The progression of courtship, marriage and child bearing and rearing is very simple, organized. God is a God of order. When done according to his specifications, it becomes one of those coveted and unattainable things for people who refuse to follow the natural order of things. The safeguards placed by God himself into the institutions of marriage and family are not present when a same sex couple tries to adopt children in order to feel complete and normal. Changing  laws to meet needs of acceptance or affirmation will not fix or change anything. Civil laws are shaped by moral laws, not the other way around. Any attempts to reverse the natural order adds turmoil, restlessness, not peace.  There are no guarantees in any union, be it a marriage or a civil agreement, that no one will sin. But, in a true marriage, a true family, the sacrament, the presence of God himself, multiplies the odds of resolution by way of forgiveness and charity. When there is nothing greater than self in a relationship, there is nothing but self keeping that relationship together . When God is right in the middle of it, we persevere and humble ourselves to do what is necessary to honor the promise we make before Him. And so, that  peace, love and joy that radiate from a traditional family is impossible to attain by those who just don’t get it.

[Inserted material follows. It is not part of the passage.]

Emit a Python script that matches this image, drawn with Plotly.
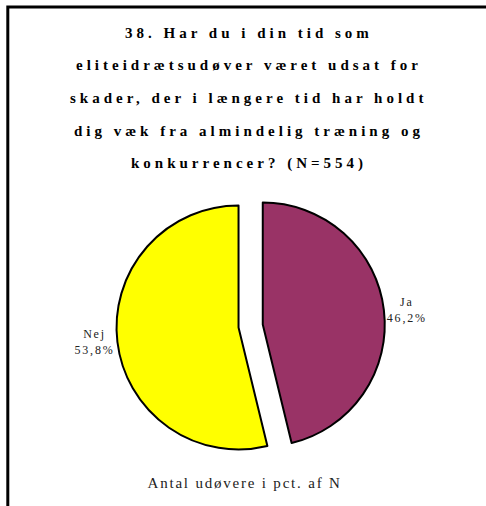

So, I am not sure if it has always been so. Is it just my turn, our turn, to defend the lines? Has it jumped to a whole new level? What I do know is that we must operate from the understanding that what the liberal moral relativists seek is that which only God can provide. We must be clear in communicating that because of their staunch rejection of God and His creation, they just don’t get it. Maybe then we will be better equipped to have the conversations that will need to be had in the coming months and years with regards to marriage, family and adoption. More importantly, we will be able to point out the difference between what their hearts long for and what they end up getting in its place.